In the heart of downtown, a little establishment with a lot of character.


There’s nothing more satisfying than walking into a local watering hole after a long day and seeing a friendly face behind the bar.

One such place is The Bull, a downtown Gainesville establishment where no one is a stranger. Manager Jacob Larson and his bartending staff make sure of that with warm smiles and, oftentimes, firm handshakes. Maybe even a hug.

“I love this place because it’s so welcoming,” said Del Wallis, who was catching up with old friends on a  spirited Friday night at The Bull.

The Gainesville native, who now lives in Jacksonville with her husband and 3-year-old daughter, was in town visiting family. She couldn’t resist dropping in at her old haunt.

“This place feels like home,” she said. “It’s small, but not too small, and it’s not loud like so many bars.”

The Bull is what many people might call “intimate,” occupying a long, narrow space at the end of a downtown block that once housed a furniture store. A double-sided red bench sits out front. (Strangely enough, the bench has its own Facebook page with 41 “likes.”)

Inside, the original wood floor gives the place character, as do old church pews used for seating and large wooden tables once used in classrooms. The bar itself, lining the left side of The Bull, is made from reclaimed heart pine.

Along the right wall, above the small band corner, three suspended fireplace mantels have stories all their own. All was salvaged from New Orleans homes following Hurricane Katrina.

“They add symbolically and metaphorically to the atmosphere of the place,” Larson said.

Paintings by local artists adorn the walls.

“We’re not a gallery, but maybe one of the luxuries for our repeat customers is that the artwork starts to speak to them,” Larson said.

The Bull offers patrons a selection of craft beers on tap as well as a large selection of brews from glass and cans. Chalkboards list a variety of red, white and sparkling wines available.

“It’s not just a place where people come, but a place where people become.
— Jacob Larson, owner

Larson, recognizable by his handlebar mustache, said he sees The Bull as more than a beer-and-wine bar. He considers it a destination for people to connect on a personal level while enjoying great music and artwork.

“It’s not just a place where people come, but a place where people become,” he said, pausing to let the play on words sink in. “It’s a place to unwind and be understood.”

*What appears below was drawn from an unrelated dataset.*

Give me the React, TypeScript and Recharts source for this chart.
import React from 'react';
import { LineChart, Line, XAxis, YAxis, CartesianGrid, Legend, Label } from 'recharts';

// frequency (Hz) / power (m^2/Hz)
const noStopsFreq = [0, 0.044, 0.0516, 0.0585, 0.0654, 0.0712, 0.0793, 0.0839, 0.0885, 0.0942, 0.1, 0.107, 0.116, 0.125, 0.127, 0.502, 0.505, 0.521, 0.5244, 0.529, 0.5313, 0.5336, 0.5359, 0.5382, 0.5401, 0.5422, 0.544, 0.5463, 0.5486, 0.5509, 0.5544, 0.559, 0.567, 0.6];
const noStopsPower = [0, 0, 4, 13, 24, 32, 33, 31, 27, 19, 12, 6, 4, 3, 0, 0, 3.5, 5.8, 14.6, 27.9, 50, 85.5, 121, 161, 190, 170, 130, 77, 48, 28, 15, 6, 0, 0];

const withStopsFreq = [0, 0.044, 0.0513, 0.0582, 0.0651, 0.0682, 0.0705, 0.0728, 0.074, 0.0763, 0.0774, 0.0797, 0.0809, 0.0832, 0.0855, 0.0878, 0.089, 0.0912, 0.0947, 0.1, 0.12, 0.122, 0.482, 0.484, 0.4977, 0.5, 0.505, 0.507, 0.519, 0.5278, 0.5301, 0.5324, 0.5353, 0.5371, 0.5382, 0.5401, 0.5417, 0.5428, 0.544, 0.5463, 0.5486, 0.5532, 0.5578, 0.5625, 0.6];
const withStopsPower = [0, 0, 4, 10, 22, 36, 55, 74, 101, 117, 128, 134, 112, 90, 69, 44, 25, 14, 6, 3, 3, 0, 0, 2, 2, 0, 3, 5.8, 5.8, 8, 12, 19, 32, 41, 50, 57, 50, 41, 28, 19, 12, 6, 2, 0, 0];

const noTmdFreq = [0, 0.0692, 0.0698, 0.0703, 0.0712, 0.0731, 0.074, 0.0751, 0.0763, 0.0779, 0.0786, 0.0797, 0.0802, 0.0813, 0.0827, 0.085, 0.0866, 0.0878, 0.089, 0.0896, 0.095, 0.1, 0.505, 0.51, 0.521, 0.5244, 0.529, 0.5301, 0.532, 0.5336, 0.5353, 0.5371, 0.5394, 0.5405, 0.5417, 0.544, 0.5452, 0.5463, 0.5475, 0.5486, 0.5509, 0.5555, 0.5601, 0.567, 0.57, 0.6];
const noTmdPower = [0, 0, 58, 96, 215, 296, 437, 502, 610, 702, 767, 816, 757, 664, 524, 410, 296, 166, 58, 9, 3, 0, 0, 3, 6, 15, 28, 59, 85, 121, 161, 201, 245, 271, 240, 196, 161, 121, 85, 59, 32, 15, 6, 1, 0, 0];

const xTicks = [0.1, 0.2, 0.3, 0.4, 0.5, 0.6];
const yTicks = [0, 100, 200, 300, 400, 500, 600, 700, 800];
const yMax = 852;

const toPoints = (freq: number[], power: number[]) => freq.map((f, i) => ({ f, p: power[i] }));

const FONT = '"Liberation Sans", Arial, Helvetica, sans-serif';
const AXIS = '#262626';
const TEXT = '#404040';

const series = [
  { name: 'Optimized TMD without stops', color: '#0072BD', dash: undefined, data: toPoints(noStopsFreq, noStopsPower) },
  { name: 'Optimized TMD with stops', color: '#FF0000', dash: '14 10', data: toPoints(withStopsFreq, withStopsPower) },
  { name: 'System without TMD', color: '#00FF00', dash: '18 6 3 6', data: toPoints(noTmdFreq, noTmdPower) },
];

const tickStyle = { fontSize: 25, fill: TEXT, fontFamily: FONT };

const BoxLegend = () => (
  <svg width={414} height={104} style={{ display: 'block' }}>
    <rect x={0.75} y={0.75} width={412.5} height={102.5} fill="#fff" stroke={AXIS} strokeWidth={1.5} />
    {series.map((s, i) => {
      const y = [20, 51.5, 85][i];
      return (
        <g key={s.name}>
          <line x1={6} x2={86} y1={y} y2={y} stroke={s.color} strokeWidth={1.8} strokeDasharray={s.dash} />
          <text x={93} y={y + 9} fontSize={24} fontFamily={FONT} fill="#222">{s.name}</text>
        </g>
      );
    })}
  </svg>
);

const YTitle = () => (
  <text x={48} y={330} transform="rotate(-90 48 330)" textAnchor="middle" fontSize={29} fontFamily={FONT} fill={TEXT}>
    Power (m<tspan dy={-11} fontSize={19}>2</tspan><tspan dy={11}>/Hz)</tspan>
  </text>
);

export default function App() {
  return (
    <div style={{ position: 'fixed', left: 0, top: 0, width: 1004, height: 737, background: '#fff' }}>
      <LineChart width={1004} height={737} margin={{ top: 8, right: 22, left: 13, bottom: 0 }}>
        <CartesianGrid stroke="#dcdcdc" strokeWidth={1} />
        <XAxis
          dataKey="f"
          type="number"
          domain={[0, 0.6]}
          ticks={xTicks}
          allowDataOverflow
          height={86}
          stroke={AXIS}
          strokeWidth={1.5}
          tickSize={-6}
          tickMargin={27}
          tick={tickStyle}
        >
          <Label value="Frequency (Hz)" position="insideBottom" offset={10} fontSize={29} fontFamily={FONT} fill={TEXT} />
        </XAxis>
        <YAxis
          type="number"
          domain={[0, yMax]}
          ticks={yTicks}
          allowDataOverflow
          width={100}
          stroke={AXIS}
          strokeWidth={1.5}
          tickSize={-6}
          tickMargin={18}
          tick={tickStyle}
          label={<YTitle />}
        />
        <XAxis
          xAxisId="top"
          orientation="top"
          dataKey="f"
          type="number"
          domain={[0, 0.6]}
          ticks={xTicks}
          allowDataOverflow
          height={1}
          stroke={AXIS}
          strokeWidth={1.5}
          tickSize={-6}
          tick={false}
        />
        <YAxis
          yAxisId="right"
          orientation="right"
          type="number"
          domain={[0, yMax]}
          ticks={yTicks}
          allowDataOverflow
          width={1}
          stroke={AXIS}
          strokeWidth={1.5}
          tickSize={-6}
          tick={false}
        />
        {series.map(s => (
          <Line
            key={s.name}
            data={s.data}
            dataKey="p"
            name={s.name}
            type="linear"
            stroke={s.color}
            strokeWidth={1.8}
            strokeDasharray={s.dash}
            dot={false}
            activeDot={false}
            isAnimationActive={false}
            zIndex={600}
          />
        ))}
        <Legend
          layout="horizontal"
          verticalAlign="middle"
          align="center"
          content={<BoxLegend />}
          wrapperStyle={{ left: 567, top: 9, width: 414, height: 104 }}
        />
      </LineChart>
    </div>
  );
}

Larson, 39, took over management of the Bull last year. His daytime job is community pastor at the Vineyard, a Gainesville church that he describes as “a movement based on values more than on tradition.”

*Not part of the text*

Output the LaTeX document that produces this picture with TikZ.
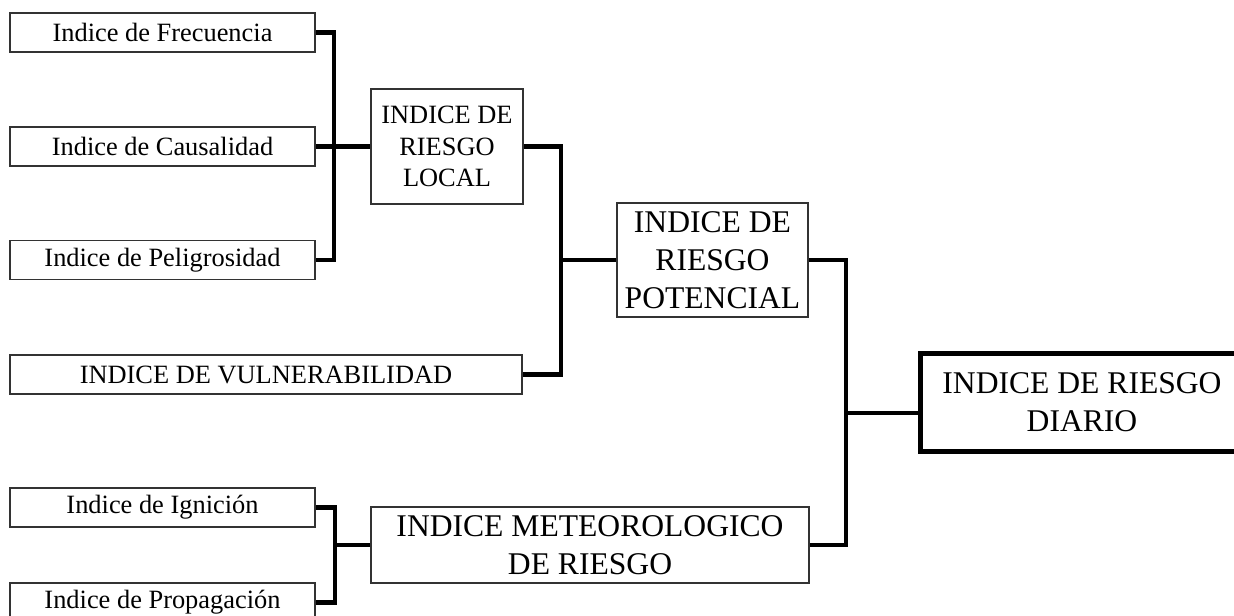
\documentclass[tikz,border=0pt]{standalone}
\usepackage{fontspec}
\setmainfont{Liberation Serif}
\usepackage{tikz}
\usetikzlibrary{positioning, calc}
\tikzstyle{link} = [line width=2.2pt, black, line join=miter]

\begin{document}
\begin{tikzpicture}[
	x=0.5pt, y=-0.5pt,
	every node/.style={font=\fontsize{13.2}{15.8}\selectfont},
	index/.style={rectangle, draw=black!80, line width=0.9pt, minimum width=152.5pt, minimum height=19.5pt, inner sep=0pt, align=center},
	bigindex/.style={rectangle, draw=black!80, line width=0.9pt, inner sep=0pt, align=center, font=\fontsize{15.8}{19}\selectfont}
]
\useasboundingbox (0,0) rectangle (1234,615);

% Sub-indices on the left
\node[index] (frec) at (162.5,32.5) {Indice de Frecuencia};
\node[index] (caus) at (162.5,146.5) {Indice de Causalidad};
\node[index] (peli) at (162.5,260) {Indice de Peligrosidad};
\node[index, minimum width=256pt] (vuln) at (266,374.5) {INDICE DE VULNERABILIDAD};
\node[index] (igni) at (162.5,507.5) {Indice de Ignición};
\node[index] (prop) at (162.5,602.5) {Indice de Propagación};

% Combined indices
\node[index, minimum width=76pt, minimum height=57.5pt] (local) at (447,146.5) {INDICE DE\\ RIESGO\\ LOCAL};
\node[bigindex, minimum width=95.5pt, minimum height=57pt] (poten) at (712.5,260) {INDICE DE\\ RIESGO\\ POTENCIAL};
\node[bigindex, minimum width=219pt, minimum height=38pt] (meteo) at (590,545) {INDICE METEOROLOGICO\\ DE RIESGO};
\node[bigindex, line width=2.5pt, draw=black, minimum width=162pt, minimum height=49pt] (diario) at (1082,402) {INDICE DE RIESGO\\ DIARIO};

% Brackets
\coordinate (busL) at ($(frec.east)+(18,0)$);
\draw[link] (frec.east) -- (busL) |- (peli.east);
\draw[link] (caus.east) -- (local.west);

\coordinate (busV) at ($(local.east)+(37,0)$);
\draw[link] (local.east) -- (busV) |- (vuln.east);
\draw[link] (busV |- poten.west) -- (poten.west);

\coordinate (busI) at ($(igni.east)+(19,0)$);
\draw[link] (igni.east) -- (busI) |- (prop.east);
\draw[link] (busI |- meteo.west) -- (meteo.west);

\coordinate (busP) at ($(poten.east)+(37,0)$);
\coordinate (diarioIn) at ($(diario.west)+(0,11)$);
\draw[link] (poten.east) -- (busP) |- (meteo.east);
\draw[link] (busP |- diarioIn) -- (diarioIn);

\end{tikzpicture}
\end{document}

The two jobs, he said, are not mutually exclusive. He describes it as a Venn diagram where “the overlapping part is more than most people assume.” Both duties involve giving people experiences that can enrich their lives.

bull posterLarson pulled out a small book, aptly titled “Multi-Careering: Do Work That Matters at Every Stage of Your Journey,” by Bob Goff.

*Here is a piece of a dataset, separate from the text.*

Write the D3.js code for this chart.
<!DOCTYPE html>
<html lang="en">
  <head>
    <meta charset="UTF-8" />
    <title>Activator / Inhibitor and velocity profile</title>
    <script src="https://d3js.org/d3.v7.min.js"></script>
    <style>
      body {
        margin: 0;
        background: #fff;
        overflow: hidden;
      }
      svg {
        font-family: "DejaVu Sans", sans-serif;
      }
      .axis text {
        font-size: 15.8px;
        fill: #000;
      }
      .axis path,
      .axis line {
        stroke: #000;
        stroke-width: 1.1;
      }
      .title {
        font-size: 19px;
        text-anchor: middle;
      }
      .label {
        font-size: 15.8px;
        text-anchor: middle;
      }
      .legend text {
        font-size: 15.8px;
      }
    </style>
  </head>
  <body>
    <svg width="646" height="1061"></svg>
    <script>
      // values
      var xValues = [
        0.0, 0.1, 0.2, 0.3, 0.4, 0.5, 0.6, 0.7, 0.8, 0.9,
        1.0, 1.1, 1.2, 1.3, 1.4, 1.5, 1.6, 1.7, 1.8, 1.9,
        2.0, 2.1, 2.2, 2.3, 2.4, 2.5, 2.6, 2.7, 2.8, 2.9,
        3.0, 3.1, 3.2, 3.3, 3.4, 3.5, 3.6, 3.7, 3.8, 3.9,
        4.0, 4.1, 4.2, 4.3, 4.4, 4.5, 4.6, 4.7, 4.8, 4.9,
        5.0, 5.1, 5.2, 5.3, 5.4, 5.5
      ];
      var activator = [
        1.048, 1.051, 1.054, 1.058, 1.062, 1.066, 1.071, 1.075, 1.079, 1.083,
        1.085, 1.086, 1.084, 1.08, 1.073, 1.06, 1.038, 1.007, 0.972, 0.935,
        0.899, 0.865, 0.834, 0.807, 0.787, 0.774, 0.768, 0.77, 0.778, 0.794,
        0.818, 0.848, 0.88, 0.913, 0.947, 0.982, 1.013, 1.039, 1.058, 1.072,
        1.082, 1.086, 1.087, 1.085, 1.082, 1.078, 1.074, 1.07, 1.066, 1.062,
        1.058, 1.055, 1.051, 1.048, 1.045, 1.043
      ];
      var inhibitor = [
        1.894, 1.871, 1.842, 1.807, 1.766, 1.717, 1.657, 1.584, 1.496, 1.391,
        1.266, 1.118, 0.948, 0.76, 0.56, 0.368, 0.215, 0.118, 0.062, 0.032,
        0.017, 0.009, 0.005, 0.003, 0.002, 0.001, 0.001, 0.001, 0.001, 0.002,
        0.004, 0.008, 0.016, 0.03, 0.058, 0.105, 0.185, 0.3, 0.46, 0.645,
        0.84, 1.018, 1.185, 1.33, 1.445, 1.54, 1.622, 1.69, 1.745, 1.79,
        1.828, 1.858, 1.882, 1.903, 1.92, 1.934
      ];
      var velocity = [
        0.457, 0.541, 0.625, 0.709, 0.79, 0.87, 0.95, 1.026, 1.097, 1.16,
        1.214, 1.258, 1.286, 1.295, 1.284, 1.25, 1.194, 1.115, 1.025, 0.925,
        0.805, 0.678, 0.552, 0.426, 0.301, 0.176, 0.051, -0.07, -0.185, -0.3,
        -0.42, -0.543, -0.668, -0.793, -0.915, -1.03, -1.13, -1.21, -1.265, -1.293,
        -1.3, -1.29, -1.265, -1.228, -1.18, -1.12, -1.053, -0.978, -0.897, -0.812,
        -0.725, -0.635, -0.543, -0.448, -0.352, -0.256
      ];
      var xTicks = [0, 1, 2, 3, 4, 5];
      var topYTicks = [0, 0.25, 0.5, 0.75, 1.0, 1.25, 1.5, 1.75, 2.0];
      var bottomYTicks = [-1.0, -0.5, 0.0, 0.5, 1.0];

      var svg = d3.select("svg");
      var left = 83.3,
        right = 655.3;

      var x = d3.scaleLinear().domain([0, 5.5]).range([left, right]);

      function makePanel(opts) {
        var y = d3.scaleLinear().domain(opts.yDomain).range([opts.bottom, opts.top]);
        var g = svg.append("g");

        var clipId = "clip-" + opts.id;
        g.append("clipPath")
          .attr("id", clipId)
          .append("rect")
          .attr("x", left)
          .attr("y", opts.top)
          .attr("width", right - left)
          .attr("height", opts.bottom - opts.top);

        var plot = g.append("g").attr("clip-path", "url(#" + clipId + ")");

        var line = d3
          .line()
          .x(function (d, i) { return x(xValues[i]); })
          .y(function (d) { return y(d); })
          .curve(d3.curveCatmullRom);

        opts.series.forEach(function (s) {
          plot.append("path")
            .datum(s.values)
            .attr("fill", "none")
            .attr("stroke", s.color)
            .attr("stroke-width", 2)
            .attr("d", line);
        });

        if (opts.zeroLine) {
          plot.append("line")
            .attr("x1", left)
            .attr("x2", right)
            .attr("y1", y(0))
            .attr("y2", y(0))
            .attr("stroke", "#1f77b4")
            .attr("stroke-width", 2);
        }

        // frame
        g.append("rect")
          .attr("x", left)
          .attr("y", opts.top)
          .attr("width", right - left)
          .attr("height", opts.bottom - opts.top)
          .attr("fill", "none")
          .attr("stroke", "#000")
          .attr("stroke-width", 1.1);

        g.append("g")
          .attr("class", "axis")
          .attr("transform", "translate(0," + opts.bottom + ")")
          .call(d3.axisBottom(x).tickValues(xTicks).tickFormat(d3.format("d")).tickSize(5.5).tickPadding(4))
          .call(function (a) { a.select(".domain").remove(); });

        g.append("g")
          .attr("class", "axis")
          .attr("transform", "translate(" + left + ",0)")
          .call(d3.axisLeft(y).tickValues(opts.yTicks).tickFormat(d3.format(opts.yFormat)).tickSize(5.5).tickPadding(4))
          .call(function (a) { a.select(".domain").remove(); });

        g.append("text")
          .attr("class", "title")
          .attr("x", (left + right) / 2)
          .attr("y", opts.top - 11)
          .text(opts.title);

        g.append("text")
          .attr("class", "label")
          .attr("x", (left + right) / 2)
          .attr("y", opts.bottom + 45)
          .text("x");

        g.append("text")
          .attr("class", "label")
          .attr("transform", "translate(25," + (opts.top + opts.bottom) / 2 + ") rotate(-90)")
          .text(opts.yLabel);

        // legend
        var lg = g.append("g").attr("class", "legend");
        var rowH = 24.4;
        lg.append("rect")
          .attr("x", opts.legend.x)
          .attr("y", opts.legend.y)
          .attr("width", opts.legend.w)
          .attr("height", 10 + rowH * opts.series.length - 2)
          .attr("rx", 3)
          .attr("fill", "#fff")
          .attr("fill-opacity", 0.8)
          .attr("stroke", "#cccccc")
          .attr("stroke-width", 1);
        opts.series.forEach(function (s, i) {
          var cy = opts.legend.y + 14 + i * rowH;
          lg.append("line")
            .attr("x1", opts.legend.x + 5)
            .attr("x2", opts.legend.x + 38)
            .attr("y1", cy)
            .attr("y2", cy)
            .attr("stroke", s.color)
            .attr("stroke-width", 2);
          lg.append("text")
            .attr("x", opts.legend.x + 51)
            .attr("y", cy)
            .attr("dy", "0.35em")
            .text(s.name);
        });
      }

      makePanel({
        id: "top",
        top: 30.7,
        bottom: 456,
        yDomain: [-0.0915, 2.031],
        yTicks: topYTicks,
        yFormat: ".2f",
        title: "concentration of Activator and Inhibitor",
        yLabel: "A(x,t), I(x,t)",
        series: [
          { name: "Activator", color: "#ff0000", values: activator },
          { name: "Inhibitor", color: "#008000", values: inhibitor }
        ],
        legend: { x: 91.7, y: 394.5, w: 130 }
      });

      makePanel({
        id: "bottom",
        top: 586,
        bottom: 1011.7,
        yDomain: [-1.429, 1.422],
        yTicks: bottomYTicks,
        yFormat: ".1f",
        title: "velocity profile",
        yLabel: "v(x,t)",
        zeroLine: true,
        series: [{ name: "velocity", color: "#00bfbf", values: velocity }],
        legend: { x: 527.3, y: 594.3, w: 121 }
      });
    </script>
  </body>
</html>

“My schedule is pretty flexible,” he said, adding that his wife of 15 years, Jackie, tends bar and offers him encouragement. “I’ve had nothing but great support.”

Larson has a degree in business administration from UF. He also is executive director of Society Promotions, which he started with Michael O’Malley in 2008. The company strives to promote and produce art, music and cultural experiences that benefit and inspire social change.

Several times a year, The Bull sponsors fundraisers. Local musicians donate their time to benefit such worthy as the One Room School House and Kids Count of Alachua County.

For the past four years, The Bull has hosted Groove Before Christmas, featuring musicians putting their own spin on holiday classics.

“Society Promotions has allowed us to develop good friendships over the years,” Larson said. “The Bull has become its landing spot. We get to create art and music here and elevate Gainesville. We want to give people opportunities to be heard.”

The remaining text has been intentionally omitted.